= Petroleum (Local Content and Local Participation) Regulations, 2013 =

The Petroleum (Local Content and Local Participation) Regulations, 2013 (L.I. 2204) is a legislative instrument passed in November 2013 by the Ghanaian government under the Petroleum Commission Act, 2011 that stipulates that Ghanaians should be prioritised in terms of employment in the petroleum industry, and should benefit from the country's resources. The law is expected to ensure that Ghana's natural resources benefit Ghanaians, while also allowing foreign oil companies to reap fair returns on their investment.

==Implementation==
The bill – Legislative Instrument (LI) 2204 – seeks to “promote the maximisation of value-addition and job creation through the use of local expertise, goods and services, business and financing in the petroleum industry value chain and their retention in the country; develop local capacities in the petroleum industry value chain through education, skills transfer and expertise development, transfer of technology and know-how and active research and development programmes; achieve the minimum local employment level and in-country spend for the provision of the goods and services in the petroleum industry value chain; increase the capability and international competitiveness of domestic businesses; and achieve and attain a degree of control for Ghanaians over development initiatives for local stakeholders”.

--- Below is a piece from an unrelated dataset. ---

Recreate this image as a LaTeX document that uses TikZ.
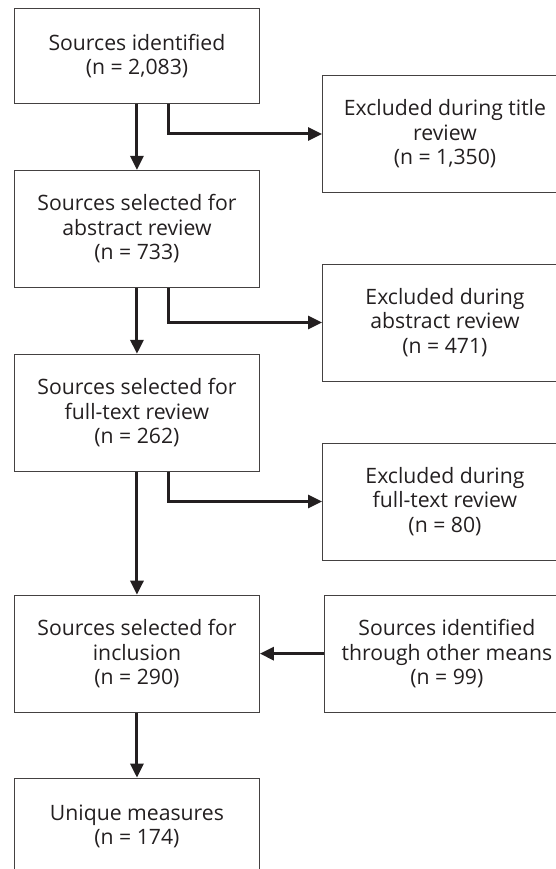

The law also requires that a “contractor, sub-contractor, licensee, the corporation or other allied entity carrying out a petroleum activity shall ensure that local content is a component of the petroleum activities engaged in by that contractor, sub-contractor and licensee, the corporation or allied entity”; and that “an indigenous Ghanaian company shall be given first preference in the grant of a petroleum agreement or a licence with respect to petroleum activities subject to the fulfilment of the conditions specified in the regulations”.

The bill also requires that “there shall be at least a five percent equity participation of an indigenous Ghanaian company other than the corporation to be qualified to enter into petroleum agreement or a petroleum licence”.

==Reception==
The law marks one of the first steps that an African country has taken in taking control of its own natural resources from an industry usually dominated by foreign companies. Despite this, international oil firms have broadly endorsed the bill as it fits in with many of their respective corporate social responsibility schemes. Ghana's Parliament hailed the bill as the country's “best hope of effectively integrating the sector into the rest of the national economy”.